NATO Members Continue to Lag Behind on Military Spending
Several United States Presidents have complained about NATO members not paying their fair share, but Trump has made the issue a priority.
NATO members in 2014 agreed to increase military spending to 2% of GDP by the year 2024. Only a fraction of NATO’s 28 members hit the target in 2017: the United States, Greece, United Kingdom, Romania, Poland, and Estonia.
“This is not fair to the people and taxpayers of the United States,” said President Trump last spring during a speech to alliance members.
Reports show that military spending in Europe is growing, but that surging economies are making it harder for some countries to reach the 2% goal.

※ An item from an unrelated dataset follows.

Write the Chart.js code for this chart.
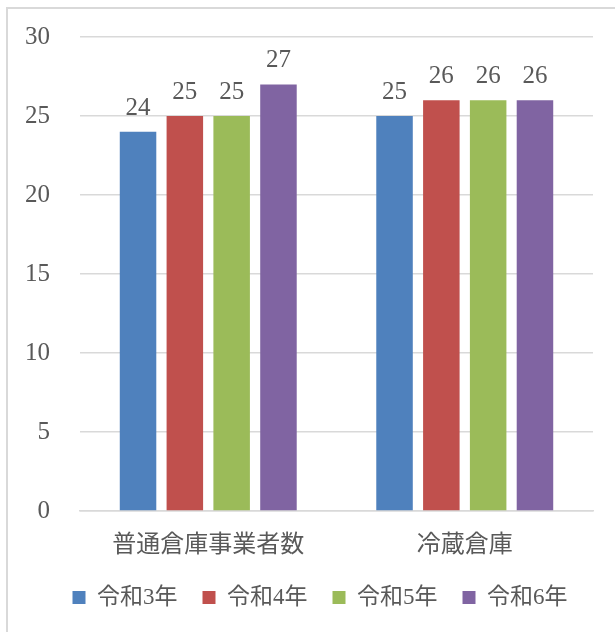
<!DOCTYPE html>
<html>
<head>
<meta charset="utf-8">
<script src="https://cdn.jsdelivr.net/npm/chart.js@4"></script>
<style>
  body { margin: 0; background: #fff; overflow: hidden; }
  #wrap { position: relative; width: 615px; height: 632px; overflow: hidden; }
  #frame { position: absolute; left: 6px; top: 7px; width: 700px; height: 700px; border: 2px solid #d9d9d9; box-sizing: border-box; }
</style>
</head>
<body>
<div id="wrap">
  <div id="frame"></div>
  <canvas id="myChart" width="615" height="632" style="position:absolute;left:0;top:0"></canvas>
</div>
<script>
// Chart data
let categories = ['普通倉庫事業者数', '冷蔵倉庫']
let seriesNames = ['令和3年', '令和4年', '令和5年', '令和6年']
let r3 = [24, 25]
let r4 = [25, 26]
let r5 = [25, 26]
let r6 = [27, 26]
let yTicks = [0, 5, 10, 15, 20, 25, 30]

let colors = {
  blue: '#4F81BD',
  red: '#C0504D',
  green: '#9BBB59',
  purple: '#8064A2'
}
let fontFamily = '"Liberation Serif", "Noto Sans CJK JP", serif'
let textColor = '#595959'

// value labels above bars
let valueLabels = {
  id: 'valueLabels',
  afterDatasetsDraw(chart) {
    let ctx = chart.ctx
    ctx.save()
    ctx.font = '25px ' + fontFamily
    ctx.fillStyle = textColor
    ctx.textAlign = 'center'
    ctx.textBaseline = 'alphabetic'
    chart.data.datasets.forEach((ds, i) => {
      chart.getDatasetMeta(i).data.forEach((bar, j) => {
        ctx.fillText(ds.data[j], bar.x, bar.y - 17)
      })
    })
    ctx.restore()
  }
}

let makeSet = (label, data, color) => ({
  label: label,
  data: data,
  backgroundColor: color,
  borderWidth: 0,
  barPercentage: 0.78,
  categoryPercentage: 0.73
})

let noPad = (scale) => {
  scale.paddingTop = 0
  scale.paddingBottom = 0
  scale.paddingLeft = 0
  scale.paddingRight = 0
}

var ctx = document.getElementById('myChart').getContext('2d')
var myChart = new Chart(ctx, {
  type: 'bar',
  data: {
    labels: categories,
    datasets: [
      makeSet(seriesNames[0], r3, colors.blue),
      makeSet(seriesNames[1], r4, colors.red),
      makeSet(seriesNames[2], r5, colors.green),
      makeSet(seriesNames[3], r6, colors.purple)
    ]
  },
  options: {
    responsive: false,
    animation: false,
    layout: { padding: { left: 25, right: 0, top: 37, bottom: 13 } },
    plugins: {
      tooltip: { enabled: false },
      legend: {
        position: 'bottom',
        labels: {
          boxWidth: 13,
          boxHeight: 13,
          padding: 25,
          color: textColor,
          font: { family: fontFamily, size: 23 }
        }
      }
    },
    scales: {
      x: {
        grid: { display: false },
        border: { color: '#d9d9d9', width: 1.5 },
        ticks: { color: textColor, padding: 12, font: { family: fontFamily, size: 24 } },
        afterFit(scale) { scale.height = 50; noPad(scale) }
      },
      y: {
        min: 0,
        max: 30,
        afterBuildTicks(scale) { scale.ticks = yTicks.map(v => ({ value: v })) },
        grid: { color: '#d9d9d9', lineWidth: 1.5, drawTicks: false },
        border: { display: false },
        ticks: { color: textColor, padding: 30, font: { family: fontFamily, size: 25 } },
        afterFit(scale) { scale.width = 55; noPad(scale) }
      },
      // empty right-hand axis, only keeps space on the right of the plot
      yRight: {
        position: 'right',
        grid: { display: false, drawTicks: false },
        border: { display: false },
        ticks: { display: false },
        afterFit(scale) { scale.width = 22; noPad(scale) }
      }
    }
  },
  plugins: [valueLabels]
})
</script>
</body>
</html>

“European allies and Canada spent almost $46 billion more on defense” since 2014, said NATO Secretary General Jens Stoltenberg. “We are moving in the right direction when it comes to burden-sharing and defense spending.”
Lithuania and Latvia have agreed to increase spending and are expected to hit the target by 2018. Spain, one of the lowest-spending countries in the alliance, announced in December plans to increase military spending by 80% over the next 7 years.
Germany, a frequent target of Trump’s criticism, continues to lag behind the target. Germany’s spending dropped in 2017, amounting to just 1.13% of a projected 1.22%. Germany’s federal industry association (the BDI) blames the drop on stronger-than-expected economic growth.
While German Chancellor Angela Merkel’s Christian Democrats (CDU) support plans to increase Germany’s military spending to hit the 2% target, the other half of her coalition government – the Social Democrats (SPD) – favor an increase in foreign aid spending instead.
A tentative spending proposal between the CDU and SPD puts military spending at about 1.15% for the next 4 years and does not mention the 2% NATO target.
The United States spends about 3.6% of its GDP on defense – more money than the next seven countries combined. The US plans to spend $582.7 billion on defense in FY2017, a figure that is larger than the entire national economic output of all but 20 countries on the planet.
In recent days, President Trump has hinted that NATO members could earn exemptions from his aluminum and steel tariffs by meeting the 2% goal. Stoltenberg refused to comment on that possibility, but made it clear that trade and defense are issues that should remain separate.
“There are some differences when it comes to trade but, at the same time, I am absolutely certain NATO will stand united around our core task of defending and protecting each other.”